(begin)
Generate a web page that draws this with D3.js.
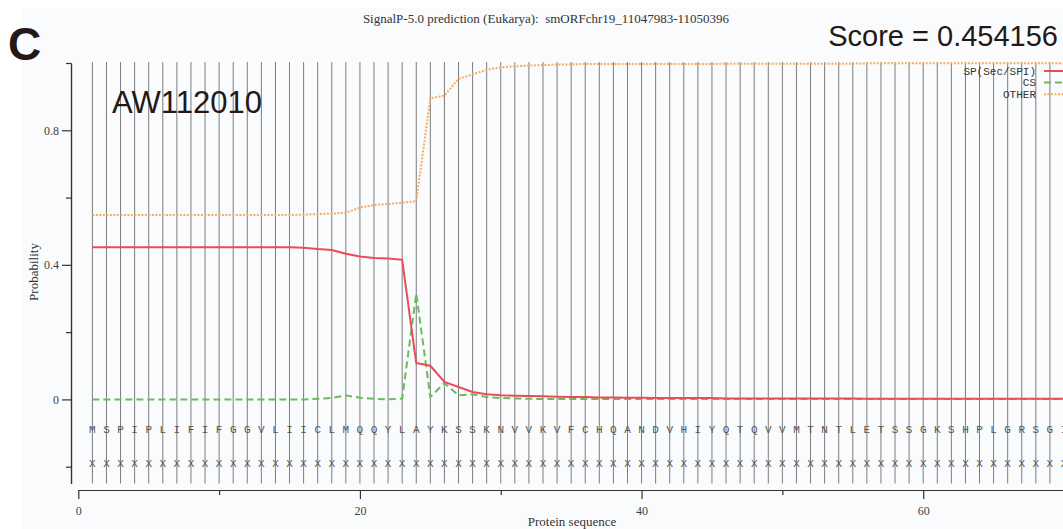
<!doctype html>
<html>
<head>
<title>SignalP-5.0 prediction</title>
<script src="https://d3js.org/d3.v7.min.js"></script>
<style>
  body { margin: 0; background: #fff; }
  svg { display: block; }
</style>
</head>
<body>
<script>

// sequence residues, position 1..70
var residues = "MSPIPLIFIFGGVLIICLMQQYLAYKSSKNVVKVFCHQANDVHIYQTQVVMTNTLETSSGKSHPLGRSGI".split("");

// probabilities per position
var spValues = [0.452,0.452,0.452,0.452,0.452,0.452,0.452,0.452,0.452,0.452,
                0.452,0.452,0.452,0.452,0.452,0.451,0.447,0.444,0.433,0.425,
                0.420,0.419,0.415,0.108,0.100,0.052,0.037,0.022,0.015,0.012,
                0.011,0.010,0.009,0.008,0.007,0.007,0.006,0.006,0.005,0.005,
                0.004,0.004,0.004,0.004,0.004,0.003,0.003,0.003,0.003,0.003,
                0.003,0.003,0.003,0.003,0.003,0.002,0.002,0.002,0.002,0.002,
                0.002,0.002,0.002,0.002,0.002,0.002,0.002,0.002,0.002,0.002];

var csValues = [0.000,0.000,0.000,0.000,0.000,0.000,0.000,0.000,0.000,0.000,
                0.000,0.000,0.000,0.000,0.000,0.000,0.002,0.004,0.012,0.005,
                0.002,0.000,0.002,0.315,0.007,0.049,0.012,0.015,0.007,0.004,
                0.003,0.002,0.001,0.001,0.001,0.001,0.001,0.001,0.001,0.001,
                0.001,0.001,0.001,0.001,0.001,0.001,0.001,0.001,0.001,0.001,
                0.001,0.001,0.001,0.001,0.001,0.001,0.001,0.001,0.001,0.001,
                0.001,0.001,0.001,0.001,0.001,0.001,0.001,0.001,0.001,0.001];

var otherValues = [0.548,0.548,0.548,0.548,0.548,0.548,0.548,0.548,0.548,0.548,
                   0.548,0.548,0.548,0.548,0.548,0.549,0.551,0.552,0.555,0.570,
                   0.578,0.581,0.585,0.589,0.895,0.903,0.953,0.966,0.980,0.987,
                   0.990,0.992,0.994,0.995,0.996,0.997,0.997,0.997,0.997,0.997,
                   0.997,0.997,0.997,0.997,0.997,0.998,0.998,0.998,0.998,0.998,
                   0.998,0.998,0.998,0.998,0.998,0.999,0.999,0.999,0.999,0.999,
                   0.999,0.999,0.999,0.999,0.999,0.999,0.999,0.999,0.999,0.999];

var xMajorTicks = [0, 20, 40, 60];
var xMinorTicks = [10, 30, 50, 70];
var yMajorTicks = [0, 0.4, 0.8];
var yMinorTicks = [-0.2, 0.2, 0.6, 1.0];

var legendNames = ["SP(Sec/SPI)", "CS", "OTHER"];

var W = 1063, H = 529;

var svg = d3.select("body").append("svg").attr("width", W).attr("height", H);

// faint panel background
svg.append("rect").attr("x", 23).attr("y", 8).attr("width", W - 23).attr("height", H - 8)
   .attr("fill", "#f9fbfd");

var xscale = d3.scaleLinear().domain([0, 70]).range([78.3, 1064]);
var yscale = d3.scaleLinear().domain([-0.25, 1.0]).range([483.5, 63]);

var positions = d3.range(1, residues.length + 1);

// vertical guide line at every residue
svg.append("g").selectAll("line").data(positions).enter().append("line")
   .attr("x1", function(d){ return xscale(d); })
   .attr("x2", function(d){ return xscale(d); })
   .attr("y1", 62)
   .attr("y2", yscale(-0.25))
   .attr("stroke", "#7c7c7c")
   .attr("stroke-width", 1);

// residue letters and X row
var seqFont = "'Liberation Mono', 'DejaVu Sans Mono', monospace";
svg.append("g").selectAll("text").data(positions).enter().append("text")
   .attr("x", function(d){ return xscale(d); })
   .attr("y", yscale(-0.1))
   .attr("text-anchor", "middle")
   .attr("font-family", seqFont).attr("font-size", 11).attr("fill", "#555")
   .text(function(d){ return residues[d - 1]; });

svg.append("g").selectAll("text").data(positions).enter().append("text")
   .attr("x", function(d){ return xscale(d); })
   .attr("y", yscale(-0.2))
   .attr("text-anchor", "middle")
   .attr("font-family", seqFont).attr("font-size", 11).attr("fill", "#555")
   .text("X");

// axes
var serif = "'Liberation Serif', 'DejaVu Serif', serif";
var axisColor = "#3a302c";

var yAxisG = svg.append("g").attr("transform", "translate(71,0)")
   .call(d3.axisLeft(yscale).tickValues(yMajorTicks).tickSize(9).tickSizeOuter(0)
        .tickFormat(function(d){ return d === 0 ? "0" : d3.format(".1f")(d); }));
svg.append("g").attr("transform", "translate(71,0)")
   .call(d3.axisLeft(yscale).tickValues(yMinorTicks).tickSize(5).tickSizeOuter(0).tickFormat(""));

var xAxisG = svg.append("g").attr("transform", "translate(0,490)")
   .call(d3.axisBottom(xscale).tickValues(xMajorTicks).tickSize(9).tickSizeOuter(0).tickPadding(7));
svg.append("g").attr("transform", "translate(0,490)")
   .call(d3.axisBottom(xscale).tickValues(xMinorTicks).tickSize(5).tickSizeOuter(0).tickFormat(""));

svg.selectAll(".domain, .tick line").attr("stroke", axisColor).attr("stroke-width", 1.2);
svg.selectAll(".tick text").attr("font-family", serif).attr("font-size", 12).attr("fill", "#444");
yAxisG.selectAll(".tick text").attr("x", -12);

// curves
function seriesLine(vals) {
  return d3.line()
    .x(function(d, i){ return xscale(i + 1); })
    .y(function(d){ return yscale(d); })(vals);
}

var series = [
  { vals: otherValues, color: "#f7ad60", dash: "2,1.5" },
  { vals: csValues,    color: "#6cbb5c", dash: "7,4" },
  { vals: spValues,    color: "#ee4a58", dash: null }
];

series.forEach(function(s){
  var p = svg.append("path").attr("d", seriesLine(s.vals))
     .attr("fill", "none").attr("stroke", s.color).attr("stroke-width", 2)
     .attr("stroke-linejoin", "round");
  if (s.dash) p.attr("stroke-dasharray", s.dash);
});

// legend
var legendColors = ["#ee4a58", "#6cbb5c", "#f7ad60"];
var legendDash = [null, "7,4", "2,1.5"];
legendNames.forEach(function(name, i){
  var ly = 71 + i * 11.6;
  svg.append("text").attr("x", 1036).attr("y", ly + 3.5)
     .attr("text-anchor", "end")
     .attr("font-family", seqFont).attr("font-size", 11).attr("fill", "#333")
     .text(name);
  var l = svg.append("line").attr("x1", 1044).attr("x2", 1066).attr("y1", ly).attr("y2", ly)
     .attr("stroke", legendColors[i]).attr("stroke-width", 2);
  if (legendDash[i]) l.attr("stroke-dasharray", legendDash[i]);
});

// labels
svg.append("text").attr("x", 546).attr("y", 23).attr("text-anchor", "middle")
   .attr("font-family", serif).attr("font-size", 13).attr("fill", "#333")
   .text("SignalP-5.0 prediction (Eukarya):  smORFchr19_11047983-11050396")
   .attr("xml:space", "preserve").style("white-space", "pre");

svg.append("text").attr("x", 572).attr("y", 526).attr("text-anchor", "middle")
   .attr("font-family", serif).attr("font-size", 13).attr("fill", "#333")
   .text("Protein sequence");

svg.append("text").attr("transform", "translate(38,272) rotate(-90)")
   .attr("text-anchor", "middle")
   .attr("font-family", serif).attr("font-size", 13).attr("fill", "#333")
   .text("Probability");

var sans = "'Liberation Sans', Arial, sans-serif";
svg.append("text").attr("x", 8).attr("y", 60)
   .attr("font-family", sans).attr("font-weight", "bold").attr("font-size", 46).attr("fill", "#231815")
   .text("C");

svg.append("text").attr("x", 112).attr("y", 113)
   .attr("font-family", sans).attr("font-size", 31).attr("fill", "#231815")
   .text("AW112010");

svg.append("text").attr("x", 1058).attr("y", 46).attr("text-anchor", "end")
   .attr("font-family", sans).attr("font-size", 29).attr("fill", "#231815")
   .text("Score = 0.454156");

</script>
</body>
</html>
(end)
(begin)
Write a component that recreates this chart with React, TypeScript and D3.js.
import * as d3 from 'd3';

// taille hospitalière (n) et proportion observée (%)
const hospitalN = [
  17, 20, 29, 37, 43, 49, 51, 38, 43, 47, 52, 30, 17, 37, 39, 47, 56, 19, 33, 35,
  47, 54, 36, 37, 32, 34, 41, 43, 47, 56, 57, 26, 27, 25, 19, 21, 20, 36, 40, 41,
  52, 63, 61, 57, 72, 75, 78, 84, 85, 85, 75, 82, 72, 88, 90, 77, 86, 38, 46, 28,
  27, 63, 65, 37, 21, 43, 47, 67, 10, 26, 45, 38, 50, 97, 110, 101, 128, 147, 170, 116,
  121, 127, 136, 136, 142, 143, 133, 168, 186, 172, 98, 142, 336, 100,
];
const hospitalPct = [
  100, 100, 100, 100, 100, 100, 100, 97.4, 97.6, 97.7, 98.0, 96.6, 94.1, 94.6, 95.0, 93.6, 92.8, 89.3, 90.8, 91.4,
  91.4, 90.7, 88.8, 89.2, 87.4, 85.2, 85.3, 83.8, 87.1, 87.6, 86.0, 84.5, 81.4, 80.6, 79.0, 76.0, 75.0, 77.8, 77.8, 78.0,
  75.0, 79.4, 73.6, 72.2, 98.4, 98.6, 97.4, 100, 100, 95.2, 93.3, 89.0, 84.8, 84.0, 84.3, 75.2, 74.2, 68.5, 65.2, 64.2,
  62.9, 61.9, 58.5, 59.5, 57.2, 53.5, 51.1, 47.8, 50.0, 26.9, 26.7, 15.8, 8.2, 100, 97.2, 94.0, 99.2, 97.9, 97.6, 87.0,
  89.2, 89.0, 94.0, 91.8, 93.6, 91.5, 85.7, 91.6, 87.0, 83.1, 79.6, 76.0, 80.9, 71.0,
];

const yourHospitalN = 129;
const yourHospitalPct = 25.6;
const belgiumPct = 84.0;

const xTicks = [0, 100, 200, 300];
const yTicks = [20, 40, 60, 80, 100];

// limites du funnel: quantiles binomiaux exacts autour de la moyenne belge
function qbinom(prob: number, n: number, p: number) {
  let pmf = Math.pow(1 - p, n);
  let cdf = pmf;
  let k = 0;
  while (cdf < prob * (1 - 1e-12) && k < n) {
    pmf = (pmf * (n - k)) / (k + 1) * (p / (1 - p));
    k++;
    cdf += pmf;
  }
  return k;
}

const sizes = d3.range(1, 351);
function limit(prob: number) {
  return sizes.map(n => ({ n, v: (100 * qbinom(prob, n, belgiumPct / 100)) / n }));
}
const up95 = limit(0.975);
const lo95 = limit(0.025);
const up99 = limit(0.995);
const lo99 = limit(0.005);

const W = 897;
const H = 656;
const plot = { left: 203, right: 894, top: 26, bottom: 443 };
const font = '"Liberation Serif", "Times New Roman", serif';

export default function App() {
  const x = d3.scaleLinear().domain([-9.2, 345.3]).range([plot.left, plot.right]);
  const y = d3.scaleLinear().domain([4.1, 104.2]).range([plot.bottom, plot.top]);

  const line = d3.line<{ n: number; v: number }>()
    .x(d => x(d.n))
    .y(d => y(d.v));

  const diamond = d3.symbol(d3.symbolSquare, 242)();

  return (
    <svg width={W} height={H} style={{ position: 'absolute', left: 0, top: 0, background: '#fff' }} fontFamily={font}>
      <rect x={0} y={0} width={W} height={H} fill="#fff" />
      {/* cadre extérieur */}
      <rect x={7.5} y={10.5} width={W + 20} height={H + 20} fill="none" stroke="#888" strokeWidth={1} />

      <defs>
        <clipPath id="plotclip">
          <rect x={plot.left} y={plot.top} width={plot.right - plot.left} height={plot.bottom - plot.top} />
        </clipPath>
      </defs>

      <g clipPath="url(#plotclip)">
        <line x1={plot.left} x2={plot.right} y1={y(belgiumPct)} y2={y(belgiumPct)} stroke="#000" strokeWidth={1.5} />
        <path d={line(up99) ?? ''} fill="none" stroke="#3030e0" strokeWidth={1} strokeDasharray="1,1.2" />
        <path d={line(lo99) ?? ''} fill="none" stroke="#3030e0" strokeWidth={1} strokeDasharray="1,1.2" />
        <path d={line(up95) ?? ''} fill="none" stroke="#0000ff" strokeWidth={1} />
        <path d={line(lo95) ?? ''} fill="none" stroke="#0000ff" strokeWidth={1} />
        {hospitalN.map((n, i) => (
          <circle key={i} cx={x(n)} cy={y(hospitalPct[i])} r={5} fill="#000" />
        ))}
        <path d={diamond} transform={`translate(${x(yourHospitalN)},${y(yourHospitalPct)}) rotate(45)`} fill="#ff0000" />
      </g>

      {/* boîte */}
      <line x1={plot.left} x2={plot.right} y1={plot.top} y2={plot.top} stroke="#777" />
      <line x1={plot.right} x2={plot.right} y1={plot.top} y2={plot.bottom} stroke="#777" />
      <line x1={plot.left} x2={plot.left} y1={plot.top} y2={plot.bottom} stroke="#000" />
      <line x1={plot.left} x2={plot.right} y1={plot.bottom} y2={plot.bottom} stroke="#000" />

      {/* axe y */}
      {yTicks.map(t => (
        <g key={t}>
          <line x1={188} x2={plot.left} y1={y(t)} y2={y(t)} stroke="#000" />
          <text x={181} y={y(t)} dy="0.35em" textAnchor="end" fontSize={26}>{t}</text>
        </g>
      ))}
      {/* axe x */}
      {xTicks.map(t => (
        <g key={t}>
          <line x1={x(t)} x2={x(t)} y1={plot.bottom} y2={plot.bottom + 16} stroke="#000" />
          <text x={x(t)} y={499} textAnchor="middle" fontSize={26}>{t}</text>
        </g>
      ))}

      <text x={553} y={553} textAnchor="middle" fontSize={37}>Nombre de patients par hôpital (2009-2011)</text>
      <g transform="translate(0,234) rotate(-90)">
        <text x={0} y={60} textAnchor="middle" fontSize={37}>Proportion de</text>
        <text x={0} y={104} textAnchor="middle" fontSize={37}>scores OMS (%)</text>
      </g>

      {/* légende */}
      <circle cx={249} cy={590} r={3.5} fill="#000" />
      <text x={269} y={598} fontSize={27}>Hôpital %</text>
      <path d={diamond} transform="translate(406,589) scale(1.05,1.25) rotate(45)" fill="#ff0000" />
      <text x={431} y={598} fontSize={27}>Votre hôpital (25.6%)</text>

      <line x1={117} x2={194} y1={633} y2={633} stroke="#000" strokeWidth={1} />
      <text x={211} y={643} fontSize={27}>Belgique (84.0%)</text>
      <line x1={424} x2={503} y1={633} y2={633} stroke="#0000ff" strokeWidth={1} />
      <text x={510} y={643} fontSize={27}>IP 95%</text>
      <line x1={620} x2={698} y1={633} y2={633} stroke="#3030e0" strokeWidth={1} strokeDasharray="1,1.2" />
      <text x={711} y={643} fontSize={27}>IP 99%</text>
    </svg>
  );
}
(end)
(begin)
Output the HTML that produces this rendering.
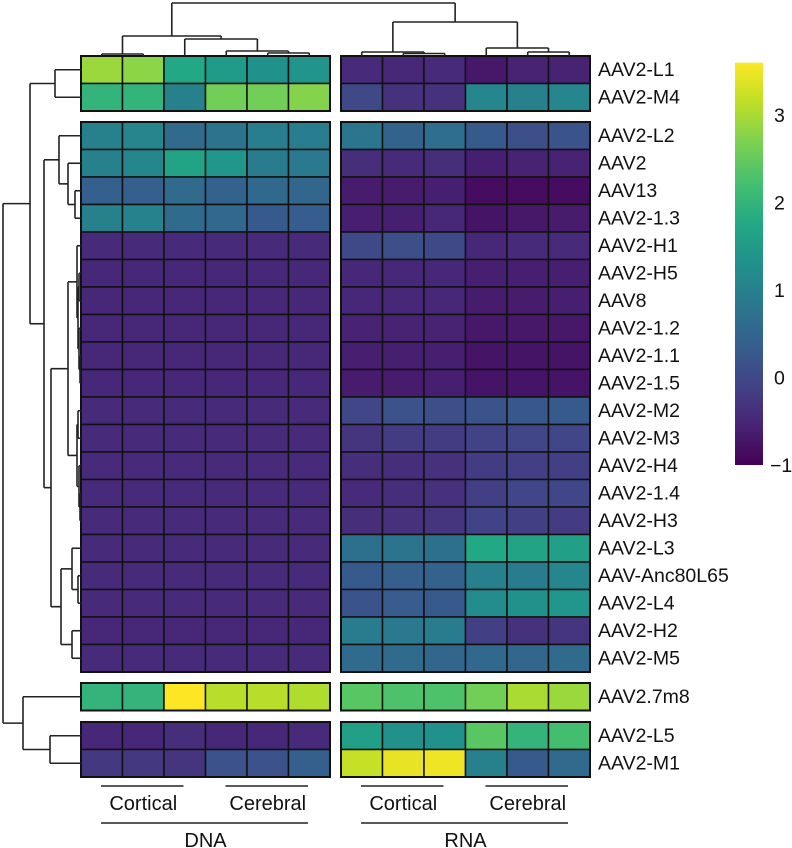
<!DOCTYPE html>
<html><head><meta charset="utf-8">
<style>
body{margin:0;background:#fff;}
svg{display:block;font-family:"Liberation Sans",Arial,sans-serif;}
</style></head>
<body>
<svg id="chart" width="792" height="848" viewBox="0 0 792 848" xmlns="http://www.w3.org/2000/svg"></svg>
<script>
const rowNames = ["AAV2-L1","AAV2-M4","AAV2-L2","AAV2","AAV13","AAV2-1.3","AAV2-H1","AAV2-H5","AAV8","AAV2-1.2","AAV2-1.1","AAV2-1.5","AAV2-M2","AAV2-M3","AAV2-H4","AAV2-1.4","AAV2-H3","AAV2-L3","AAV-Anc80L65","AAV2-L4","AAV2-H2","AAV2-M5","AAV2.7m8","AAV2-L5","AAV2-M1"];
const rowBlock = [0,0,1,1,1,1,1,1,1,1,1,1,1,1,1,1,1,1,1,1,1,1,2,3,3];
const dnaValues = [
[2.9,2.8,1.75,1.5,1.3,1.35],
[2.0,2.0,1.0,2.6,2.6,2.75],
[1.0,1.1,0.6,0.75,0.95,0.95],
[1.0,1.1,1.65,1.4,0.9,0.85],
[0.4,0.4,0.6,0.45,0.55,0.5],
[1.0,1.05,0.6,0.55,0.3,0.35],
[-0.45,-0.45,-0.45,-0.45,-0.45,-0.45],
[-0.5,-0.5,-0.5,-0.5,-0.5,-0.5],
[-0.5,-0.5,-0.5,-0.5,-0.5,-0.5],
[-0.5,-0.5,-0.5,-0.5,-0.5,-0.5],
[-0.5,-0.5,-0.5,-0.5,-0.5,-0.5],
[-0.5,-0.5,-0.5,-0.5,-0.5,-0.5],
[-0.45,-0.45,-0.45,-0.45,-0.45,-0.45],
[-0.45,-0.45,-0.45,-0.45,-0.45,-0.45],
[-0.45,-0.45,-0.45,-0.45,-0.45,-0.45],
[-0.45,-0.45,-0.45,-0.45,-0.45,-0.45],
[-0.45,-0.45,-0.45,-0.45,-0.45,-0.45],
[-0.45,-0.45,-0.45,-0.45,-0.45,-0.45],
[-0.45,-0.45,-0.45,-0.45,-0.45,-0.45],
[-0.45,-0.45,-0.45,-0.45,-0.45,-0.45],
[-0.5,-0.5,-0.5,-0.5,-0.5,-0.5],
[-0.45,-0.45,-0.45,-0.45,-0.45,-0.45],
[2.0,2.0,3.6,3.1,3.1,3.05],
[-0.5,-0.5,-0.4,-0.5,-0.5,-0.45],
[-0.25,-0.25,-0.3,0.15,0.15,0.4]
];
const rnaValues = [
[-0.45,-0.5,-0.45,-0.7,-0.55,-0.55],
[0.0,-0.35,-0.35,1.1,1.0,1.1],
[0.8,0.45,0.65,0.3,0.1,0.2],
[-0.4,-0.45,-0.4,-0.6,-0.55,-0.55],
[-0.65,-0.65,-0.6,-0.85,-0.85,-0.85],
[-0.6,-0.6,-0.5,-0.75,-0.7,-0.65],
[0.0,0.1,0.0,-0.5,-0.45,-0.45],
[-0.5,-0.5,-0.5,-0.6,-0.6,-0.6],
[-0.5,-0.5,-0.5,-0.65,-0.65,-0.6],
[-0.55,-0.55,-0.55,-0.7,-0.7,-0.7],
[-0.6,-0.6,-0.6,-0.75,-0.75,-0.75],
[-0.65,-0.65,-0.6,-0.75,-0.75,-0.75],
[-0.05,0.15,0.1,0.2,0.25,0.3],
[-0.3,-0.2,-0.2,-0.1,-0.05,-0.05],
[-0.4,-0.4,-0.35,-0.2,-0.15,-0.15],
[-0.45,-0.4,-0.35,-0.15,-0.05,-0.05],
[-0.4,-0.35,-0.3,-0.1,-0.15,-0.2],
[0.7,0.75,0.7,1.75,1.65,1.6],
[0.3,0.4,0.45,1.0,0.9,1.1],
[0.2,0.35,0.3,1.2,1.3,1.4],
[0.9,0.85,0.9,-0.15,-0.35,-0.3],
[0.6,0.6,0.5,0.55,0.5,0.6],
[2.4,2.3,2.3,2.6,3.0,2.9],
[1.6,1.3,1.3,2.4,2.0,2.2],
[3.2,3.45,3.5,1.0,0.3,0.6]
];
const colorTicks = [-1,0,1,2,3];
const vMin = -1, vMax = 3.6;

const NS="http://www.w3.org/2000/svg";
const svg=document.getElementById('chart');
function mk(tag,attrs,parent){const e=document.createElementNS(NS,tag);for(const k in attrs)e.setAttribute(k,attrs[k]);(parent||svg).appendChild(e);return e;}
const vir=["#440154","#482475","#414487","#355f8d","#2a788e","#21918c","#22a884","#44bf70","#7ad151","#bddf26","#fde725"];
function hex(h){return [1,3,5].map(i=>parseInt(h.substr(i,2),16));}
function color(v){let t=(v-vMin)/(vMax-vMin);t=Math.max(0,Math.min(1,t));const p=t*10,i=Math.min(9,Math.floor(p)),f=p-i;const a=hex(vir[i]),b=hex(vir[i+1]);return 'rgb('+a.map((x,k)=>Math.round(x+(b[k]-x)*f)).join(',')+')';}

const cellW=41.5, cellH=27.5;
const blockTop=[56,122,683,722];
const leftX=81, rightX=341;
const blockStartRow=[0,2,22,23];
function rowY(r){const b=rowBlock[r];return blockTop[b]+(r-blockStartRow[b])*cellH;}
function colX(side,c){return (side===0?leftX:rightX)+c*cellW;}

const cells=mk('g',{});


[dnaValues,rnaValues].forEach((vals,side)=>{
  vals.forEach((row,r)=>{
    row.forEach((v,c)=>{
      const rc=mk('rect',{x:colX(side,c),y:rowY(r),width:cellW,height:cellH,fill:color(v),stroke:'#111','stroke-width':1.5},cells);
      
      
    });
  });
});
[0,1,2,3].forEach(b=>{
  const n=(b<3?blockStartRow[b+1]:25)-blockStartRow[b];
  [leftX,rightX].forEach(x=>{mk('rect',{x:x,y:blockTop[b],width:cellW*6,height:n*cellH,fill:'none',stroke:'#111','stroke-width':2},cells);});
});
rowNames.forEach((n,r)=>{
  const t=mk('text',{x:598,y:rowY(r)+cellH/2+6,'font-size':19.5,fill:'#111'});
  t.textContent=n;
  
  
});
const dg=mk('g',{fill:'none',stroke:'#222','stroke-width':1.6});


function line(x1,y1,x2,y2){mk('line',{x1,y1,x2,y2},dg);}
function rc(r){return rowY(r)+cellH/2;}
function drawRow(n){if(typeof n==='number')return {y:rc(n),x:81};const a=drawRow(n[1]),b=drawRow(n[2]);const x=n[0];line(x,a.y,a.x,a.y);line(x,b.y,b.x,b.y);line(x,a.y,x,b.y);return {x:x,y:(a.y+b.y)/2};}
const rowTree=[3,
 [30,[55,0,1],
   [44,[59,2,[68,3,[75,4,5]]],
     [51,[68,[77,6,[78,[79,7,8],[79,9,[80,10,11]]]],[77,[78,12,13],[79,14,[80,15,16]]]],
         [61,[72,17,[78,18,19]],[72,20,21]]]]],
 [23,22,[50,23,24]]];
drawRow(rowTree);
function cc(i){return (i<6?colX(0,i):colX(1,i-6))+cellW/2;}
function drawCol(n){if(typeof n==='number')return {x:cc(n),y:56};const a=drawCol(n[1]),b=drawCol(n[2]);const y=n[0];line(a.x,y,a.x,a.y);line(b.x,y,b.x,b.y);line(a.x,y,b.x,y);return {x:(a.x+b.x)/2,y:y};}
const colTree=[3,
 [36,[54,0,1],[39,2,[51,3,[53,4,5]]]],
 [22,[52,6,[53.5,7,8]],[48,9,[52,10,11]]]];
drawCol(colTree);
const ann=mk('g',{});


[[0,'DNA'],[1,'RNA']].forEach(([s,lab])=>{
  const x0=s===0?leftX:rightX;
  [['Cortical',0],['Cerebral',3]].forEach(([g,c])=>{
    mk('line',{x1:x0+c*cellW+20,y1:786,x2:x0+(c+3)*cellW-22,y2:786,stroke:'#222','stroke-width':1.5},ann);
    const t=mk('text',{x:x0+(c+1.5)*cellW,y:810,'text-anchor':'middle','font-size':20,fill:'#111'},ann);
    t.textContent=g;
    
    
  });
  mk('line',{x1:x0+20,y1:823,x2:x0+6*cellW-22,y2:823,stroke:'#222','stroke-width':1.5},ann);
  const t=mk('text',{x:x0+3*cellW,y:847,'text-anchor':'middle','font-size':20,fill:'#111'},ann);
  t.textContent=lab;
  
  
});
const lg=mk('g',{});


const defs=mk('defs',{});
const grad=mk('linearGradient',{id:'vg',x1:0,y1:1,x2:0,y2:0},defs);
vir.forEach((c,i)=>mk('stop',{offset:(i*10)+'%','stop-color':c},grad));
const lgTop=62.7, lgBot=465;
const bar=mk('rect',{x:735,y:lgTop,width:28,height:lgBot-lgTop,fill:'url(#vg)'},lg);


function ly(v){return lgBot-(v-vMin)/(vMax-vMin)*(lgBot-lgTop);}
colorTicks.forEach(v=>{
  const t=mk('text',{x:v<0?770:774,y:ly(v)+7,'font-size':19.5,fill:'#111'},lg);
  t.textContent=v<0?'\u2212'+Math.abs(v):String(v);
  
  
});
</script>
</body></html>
(end)
• [SHORT EXERCISE]: Which lines hold the word "that"? Copy every one of them.

• [EXERCISE RESPONSE]:
Generate a web page that draws this with D3.js.
Write a component that recreates this chart with React, TypeScript and D3.js.
Output the HTML that produces this rendering.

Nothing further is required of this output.